Hundreds of kilometers from La Mosquitia, in the southern department of La Paz, for example, Gladis Aurora López has built her own fiefdom. López is a congresswoman and vice president of the Congress. She has also been listed by the US Treasury Department as someone who has “credibly alleged to have committed or facilitated corruption.”
Most notably, she was one of the politicians that benefited from the networks siphoning state resources for her own political campaigns. An official at the Attorney General’s Office told InSight Crime that the congresswoman’s husband was connected to Pandora’s Box case and that her daughter and her husband were connected to a related corruption case.
López’s husband is the administrator of at least two hydroelectric dam projects in La Paz that have also sparked controversy. An independent investigation by Global Witness linked the congresswoman to the violent repression of environmentalists that protested the construction of the dams, which obtained questionable permits and allegedly ignored indigenous groups’ protests of the massive projects, according to Global Witness.
InSight Crime tried to contact López to get a statement in response to these accusations but did not receive any response.
In Olancho, criminal networks dedicated to illegal logging and timber trafficking have also settled in the area thanks to the political power of some of its members. In the city of Catacamas, the mayor and former national congressman Lincoln Figueroa has been investigated for his alleged participation in illegal timber extraction networks in the neighboring mountains. In July 2011, his name was listed in an Inter-American Court of Human Rights report (Corte Interamericana de Derechos Humanos – CIDH) for his suspected involvement in the murder of an environmental activist in Olancho.
Since then, environmentalists and political opponents have linked Figueroa to illegal logging. Figueroa says the accusations against him are related to quarrels between political parties. And while various municipal environmental commissions in Catacamas have also investigated him, he has never been formally accused of a crime.
Other investigations in party officials’ illicit activities have also fallen short. After the Hernández family was connected to the Pandora’s Box case, the UFECIC and MACCIH began investigating the Honduran president. In the end, however, the Honduran judiciary buried the Pandora’s Box case. Shortly thereafter, in early 2020, the Hernández administration dismantled the MACCIH.
Consolidating Power
Tony Hernández’s conviction rocked the president and his party, and for a moment, he teetered. But Juan Orlando quickly regained his balance, with help of some of his closest allies, among them Mauricio Oliva, a leader of the National Party who is the president of Congress.
Oliva played a key role in dismantling MACCIH and, according to a source from the Attorney General’s Office, he helped push through reform of the penal code that limits the functions of the prosecutors to investigate corruption cases.

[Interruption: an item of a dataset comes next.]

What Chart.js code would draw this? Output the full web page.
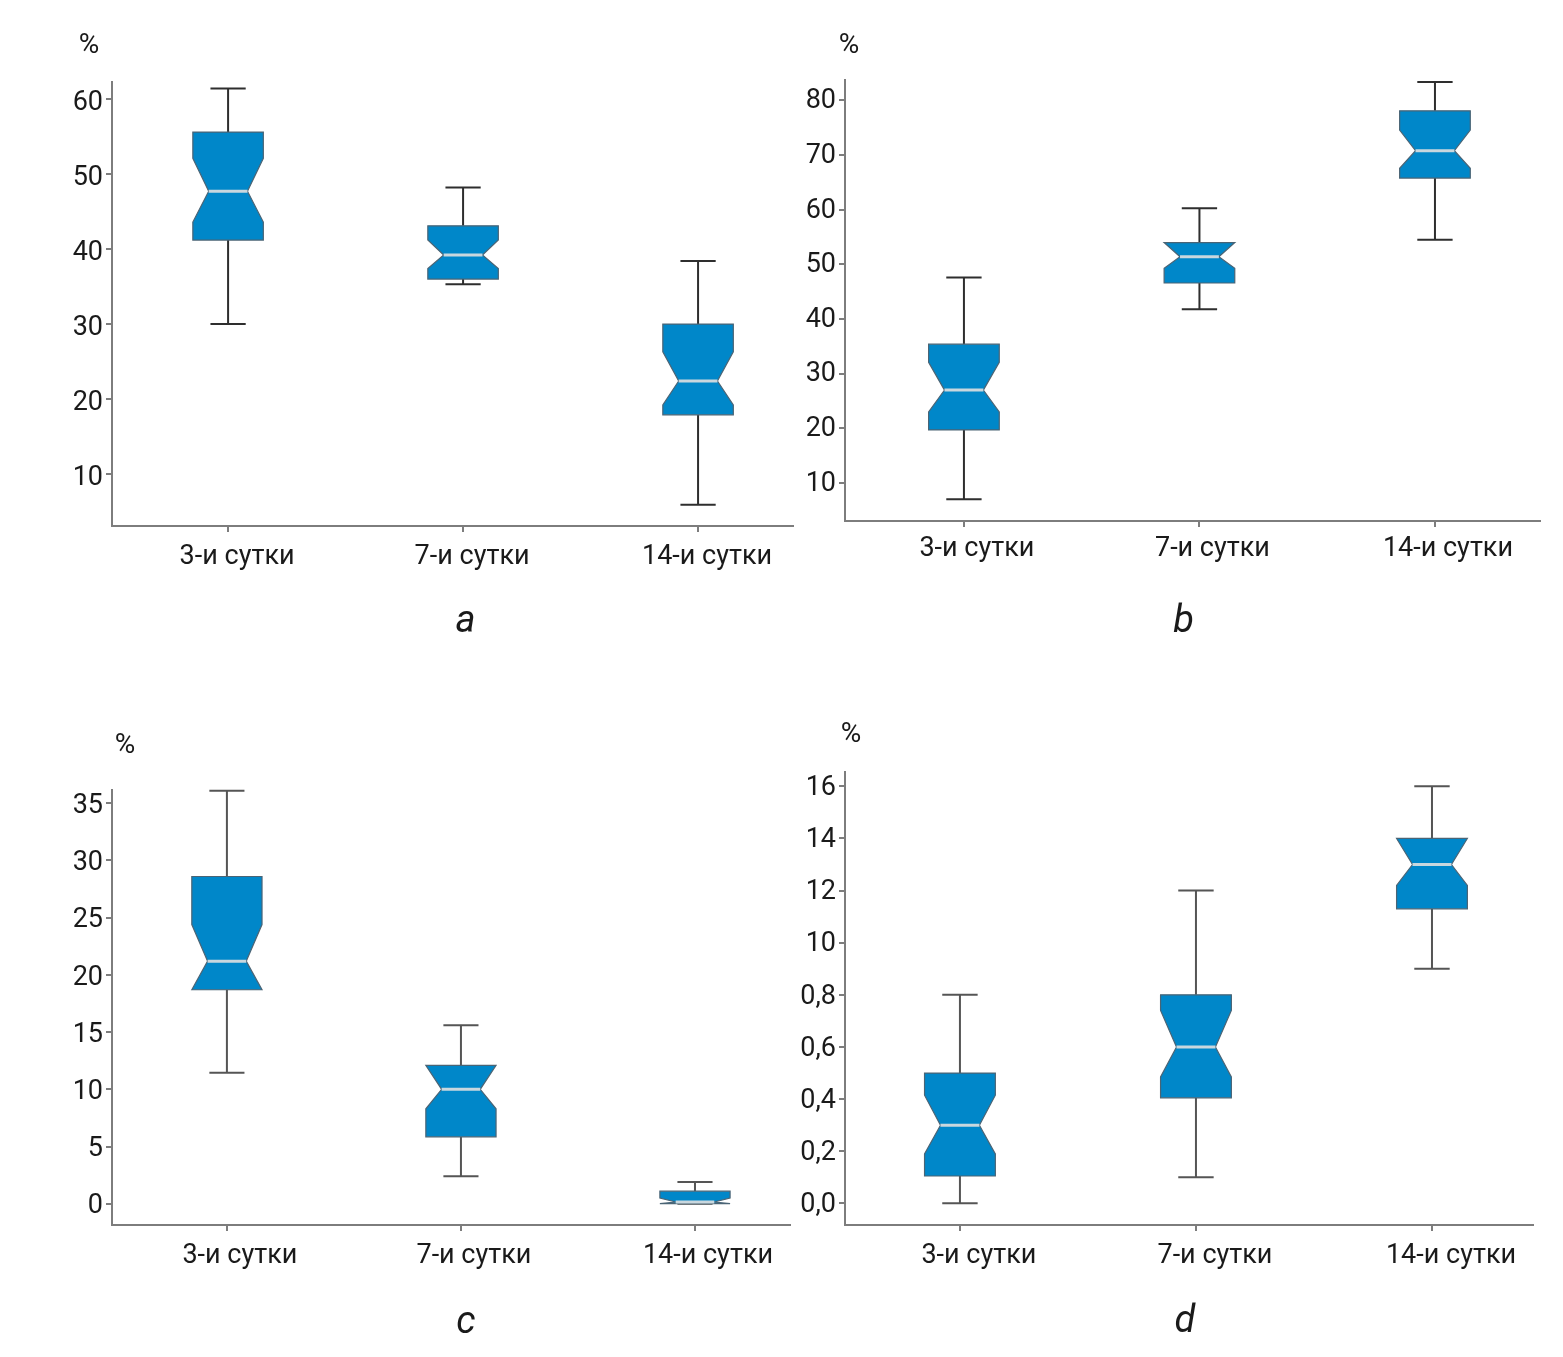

Oliva had his own ghosts in the closet. He was investigated by MACCIH and UFECIC for corruption, and a recent investigation by the media outlet Expediente Público found that a front man for the drug trafficking organization known as Los Cachiros had transferred four properties worth over a million dollars to him and his relatives.
But there are no known investigations into Oliva or President Hernández. In fact, there is currently very little political opposition to National Party. Opposition parties are divided, and civil society resistance has become much less visible.
UFECIC was also debilitated. A source in the Ministerio Público told InSight Crime that, after changing its acronym to UFERCO, officials of the unit have had their salaries cut and the staff was reduced, tripling the length of time it takes to do investigations.
“Juan Orlando has never been so strong,” a former MACCIH official told InSight Crime.